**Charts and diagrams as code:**
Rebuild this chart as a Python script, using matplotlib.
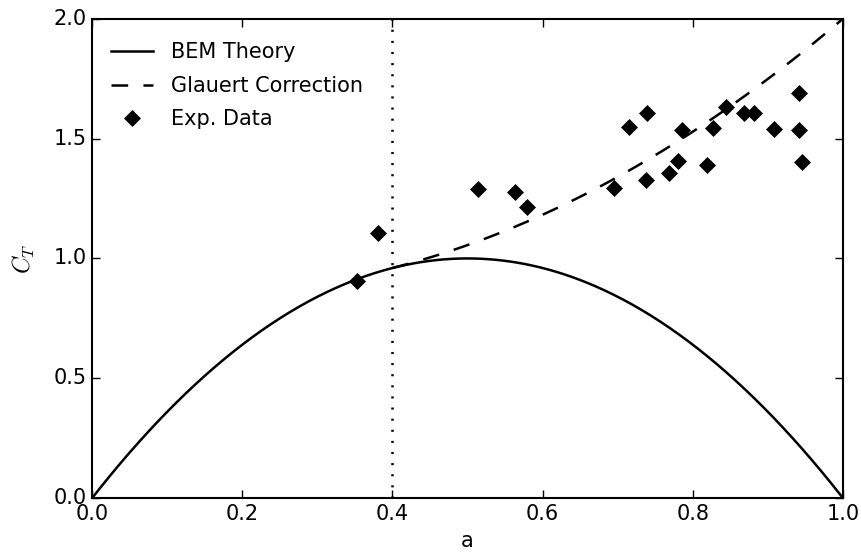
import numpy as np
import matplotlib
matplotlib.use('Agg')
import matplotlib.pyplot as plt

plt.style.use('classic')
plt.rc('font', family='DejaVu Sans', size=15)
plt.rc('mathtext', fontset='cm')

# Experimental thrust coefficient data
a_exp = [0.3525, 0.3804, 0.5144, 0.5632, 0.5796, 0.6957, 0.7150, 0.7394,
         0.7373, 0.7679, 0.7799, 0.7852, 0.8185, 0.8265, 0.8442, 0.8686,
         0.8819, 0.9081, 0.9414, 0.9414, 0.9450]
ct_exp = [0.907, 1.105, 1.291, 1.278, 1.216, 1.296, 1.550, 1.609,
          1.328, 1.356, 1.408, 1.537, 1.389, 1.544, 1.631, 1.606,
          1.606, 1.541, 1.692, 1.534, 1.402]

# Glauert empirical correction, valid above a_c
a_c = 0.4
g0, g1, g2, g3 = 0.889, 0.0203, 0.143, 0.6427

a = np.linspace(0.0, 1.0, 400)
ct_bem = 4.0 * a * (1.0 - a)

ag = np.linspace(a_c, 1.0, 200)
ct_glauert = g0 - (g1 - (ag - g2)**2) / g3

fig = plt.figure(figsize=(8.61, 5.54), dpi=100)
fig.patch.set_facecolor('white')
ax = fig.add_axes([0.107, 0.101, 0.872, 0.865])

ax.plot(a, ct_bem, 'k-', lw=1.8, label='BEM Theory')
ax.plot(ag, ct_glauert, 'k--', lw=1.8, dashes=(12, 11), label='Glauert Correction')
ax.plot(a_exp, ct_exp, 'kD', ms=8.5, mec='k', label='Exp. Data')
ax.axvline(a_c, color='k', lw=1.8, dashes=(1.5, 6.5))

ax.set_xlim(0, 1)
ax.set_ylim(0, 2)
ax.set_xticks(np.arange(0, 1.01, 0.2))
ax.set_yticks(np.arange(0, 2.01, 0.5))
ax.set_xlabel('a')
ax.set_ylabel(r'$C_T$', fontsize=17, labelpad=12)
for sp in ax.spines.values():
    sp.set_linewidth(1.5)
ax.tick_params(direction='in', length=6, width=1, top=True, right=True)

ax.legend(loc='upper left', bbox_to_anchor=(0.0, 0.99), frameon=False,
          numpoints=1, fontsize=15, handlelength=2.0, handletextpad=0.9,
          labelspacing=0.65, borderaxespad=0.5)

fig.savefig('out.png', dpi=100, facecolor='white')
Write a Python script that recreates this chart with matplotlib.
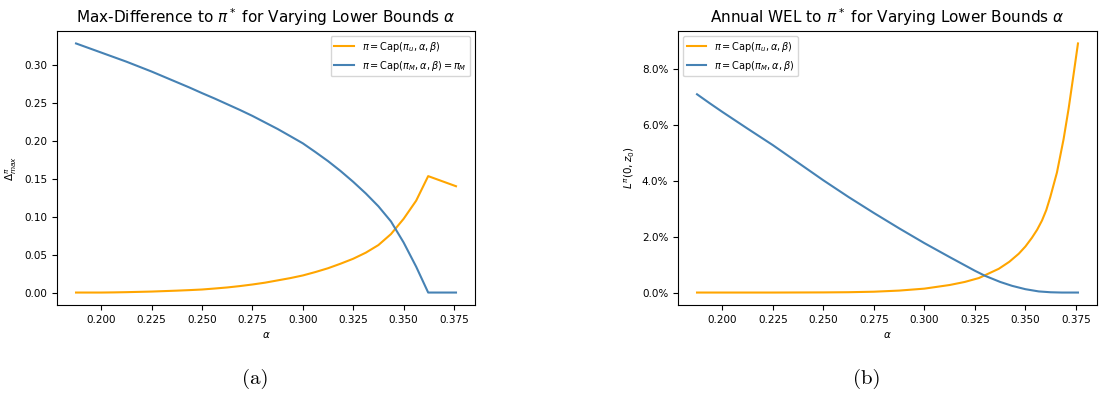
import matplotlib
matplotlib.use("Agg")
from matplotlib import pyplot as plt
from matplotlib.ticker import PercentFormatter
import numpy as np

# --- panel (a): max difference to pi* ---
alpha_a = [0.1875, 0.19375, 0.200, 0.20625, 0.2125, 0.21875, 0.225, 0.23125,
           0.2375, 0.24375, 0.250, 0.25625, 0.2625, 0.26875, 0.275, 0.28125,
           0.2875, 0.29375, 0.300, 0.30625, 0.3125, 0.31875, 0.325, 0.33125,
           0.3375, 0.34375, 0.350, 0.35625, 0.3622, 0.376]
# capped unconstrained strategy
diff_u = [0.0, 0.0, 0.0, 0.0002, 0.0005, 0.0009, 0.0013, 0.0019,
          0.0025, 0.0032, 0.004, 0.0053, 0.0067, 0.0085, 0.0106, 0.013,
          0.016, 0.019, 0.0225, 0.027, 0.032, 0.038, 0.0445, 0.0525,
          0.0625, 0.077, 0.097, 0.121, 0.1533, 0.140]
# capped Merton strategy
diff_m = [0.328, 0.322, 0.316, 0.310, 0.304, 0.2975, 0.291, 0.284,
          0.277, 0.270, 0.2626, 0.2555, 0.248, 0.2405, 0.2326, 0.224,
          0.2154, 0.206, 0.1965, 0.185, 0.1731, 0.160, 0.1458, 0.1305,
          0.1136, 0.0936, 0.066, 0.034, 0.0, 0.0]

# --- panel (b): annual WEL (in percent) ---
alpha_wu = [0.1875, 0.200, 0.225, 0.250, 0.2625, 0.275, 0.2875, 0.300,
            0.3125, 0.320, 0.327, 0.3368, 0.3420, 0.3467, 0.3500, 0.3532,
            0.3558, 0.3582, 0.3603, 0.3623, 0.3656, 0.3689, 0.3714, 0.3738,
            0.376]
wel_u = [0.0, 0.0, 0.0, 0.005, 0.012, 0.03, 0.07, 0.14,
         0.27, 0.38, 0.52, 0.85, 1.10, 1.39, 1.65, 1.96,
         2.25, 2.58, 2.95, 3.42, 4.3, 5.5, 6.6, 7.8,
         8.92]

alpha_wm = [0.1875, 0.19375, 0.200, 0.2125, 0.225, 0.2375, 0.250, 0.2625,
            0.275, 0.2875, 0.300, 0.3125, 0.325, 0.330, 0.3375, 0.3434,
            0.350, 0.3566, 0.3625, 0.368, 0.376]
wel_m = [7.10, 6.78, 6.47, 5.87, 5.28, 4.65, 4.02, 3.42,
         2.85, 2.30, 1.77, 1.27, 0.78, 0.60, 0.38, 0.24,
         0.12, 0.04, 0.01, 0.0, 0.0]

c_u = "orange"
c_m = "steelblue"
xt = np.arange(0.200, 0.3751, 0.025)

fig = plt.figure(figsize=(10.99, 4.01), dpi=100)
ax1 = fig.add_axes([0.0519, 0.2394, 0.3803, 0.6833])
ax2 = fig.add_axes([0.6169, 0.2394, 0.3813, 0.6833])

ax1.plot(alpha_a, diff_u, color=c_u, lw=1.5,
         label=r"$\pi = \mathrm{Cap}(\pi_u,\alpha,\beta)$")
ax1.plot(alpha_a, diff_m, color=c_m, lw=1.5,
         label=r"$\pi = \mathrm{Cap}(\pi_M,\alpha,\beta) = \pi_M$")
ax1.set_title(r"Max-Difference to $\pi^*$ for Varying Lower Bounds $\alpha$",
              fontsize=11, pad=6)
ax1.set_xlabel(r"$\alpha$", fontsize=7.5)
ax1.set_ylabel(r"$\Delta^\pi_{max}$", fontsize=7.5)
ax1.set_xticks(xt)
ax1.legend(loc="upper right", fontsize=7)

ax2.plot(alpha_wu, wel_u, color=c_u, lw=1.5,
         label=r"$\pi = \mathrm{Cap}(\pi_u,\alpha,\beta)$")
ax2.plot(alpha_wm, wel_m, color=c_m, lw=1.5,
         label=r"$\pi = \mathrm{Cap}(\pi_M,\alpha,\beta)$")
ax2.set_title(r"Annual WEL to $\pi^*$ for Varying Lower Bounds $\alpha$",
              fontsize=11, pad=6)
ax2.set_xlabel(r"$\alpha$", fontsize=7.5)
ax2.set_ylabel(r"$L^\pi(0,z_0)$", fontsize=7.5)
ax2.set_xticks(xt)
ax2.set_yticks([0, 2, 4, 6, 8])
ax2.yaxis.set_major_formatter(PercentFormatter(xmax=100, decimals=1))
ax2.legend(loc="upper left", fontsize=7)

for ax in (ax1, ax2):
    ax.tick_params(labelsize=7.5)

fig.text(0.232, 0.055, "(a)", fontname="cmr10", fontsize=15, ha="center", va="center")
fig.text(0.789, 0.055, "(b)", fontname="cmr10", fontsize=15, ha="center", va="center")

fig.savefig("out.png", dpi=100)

**GOAL:** Emit the lines of the material exactly, from its first line to the line containing "plt.rc('mathtext', fontset='cm')", inclusive; leave every picture out.

**RESULT OF THIS TASK:**
Rebuild this chart as a Python script, using matplotlib.
import numpy as np
import matplotlib
matplotlib.use('Agg')
import matplotlib.pyplot as plt

plt.style.use('classic')
plt.rc('font', family='DejaVu Sans', size=15)
plt.rc('mathtext', fontset='cm')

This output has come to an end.